Actors are making important commitments individually and collectively in advance of the meeting. The action is not limited to states. We are also seeing commitments by businesses and cities. Some of the important ones are below:

  • HFC Phasedown. President Obama will announce a faster phasedown of HFCs, a potent greenhouse gas that comes from a chemical used as a coolant in refrigerants and air conditioners. He is set to reach a voluntary agreement with manufacturers and will step up diplomatic efforts to reduce HFCs in other countries.  HFCs were actually a replacement for ozone-depleting chemicals but proved themselves to have a stronger global warming potential than the main greenhouse gas carbon dioxide. They don’t persist in the atmosphere very long which means actions to reduce current emissions and prevent future ones could have an important effect preventing warming even during our lifetimes. Their use in India and China is set to increase dramatically if available substitutes are not deployed widely.
  • Zero-Deforestation Palm Oil. Major companies are pledging that their products will source palm oil from sources that do not involve deforestation. Krispy Kreme and Dunkin’ Donuts are the latest companies to join the Forest Trust. Palm oil production, particularly in Indonesia, is responsible for destruction of Indonesia rainforests and peat bogs, robbing the world of an important carbon sink. This initiative is an important area of supply chain social responsibility that we have also seen in Brazil for beef and soy producers.
  • Climate Finance. This summer, Germany’s Angela Merkel pledged the equivalent of $1 billion to the Green Climate Fund which is set to be the main institutional body to administer climate funds going forward, both for mitigation and adaptation. The Fund was just finalized a couple of years ago with headquarters in Korea but save for a cash infusion from Korea, the Fund had hardly any money. The New York meeting next week may yield some new announcements from other donors on funding. While this is a far cry from the $100 billion that donors pledged to mobilize from public and private sources every year by 2020, Germany’s move was certainly a step in the right direction.

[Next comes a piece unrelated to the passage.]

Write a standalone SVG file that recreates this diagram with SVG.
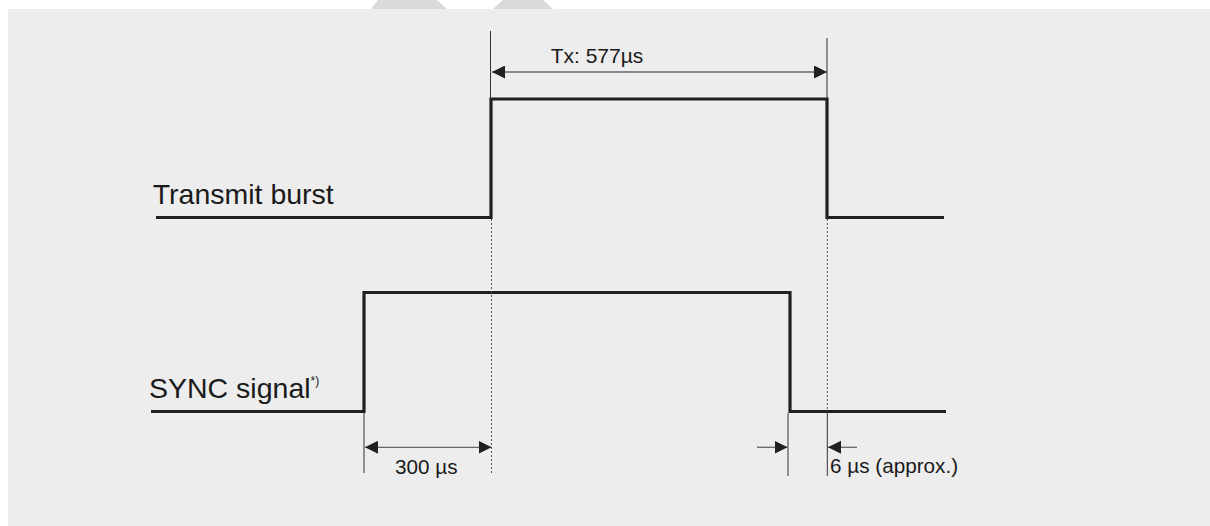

  •  Methane Leakage. Once again, the Obama Administration aims to use its executive authority to overcome Congressional inertia by issuing new rules on methane leakage. While the shale gas revolution potentially offers a source of energy that produces half as much carbon dioxide as coal-based energy, that’s contingent upon very low leakage rates of methane, another even more powerful greenhouse gas. Studies differ on how much methane leakage is happening. However, existing technologies may enable us to reduce a large chunk of those emissions at low cost. We may see some important announcements next week by energy companies to limit their methane emissions.
  • China and Cap-and-Trade. So China’s leader is skipping the Tuesday gathering, but China does seem to be poised to take more serious action, experimenting with cap-and-trade initiatives to limit emissions. China absolutely has to get a handle on its air pollution, and though some policies to address air pollution such as coal to gas may make the climate problem worse, there is hope (and evidence) that China’s drive to address air pollution can produce climate benefits.
  • Rolling Stone has a major story on how much is riding on China and puts the challenge in perspective:
    China is set to become the largest economy in the world this year, and in 2006, it passed the U.S. as the planet’s largest carbon polluter. China now dumps 10 billion tons of CO2 into the atmosphere every year. That number is expected to grow to 15 billion tons by 2030, dwarfing the pollution of the rest of the world. If that happens, then the chances that the world will cut carbon pollution quickly enough to avert dangerous climate change is, according to Kevin Anderson, deputy director of the Tyndall Centre for Climate Change Research in the U.K., “virtually zero.”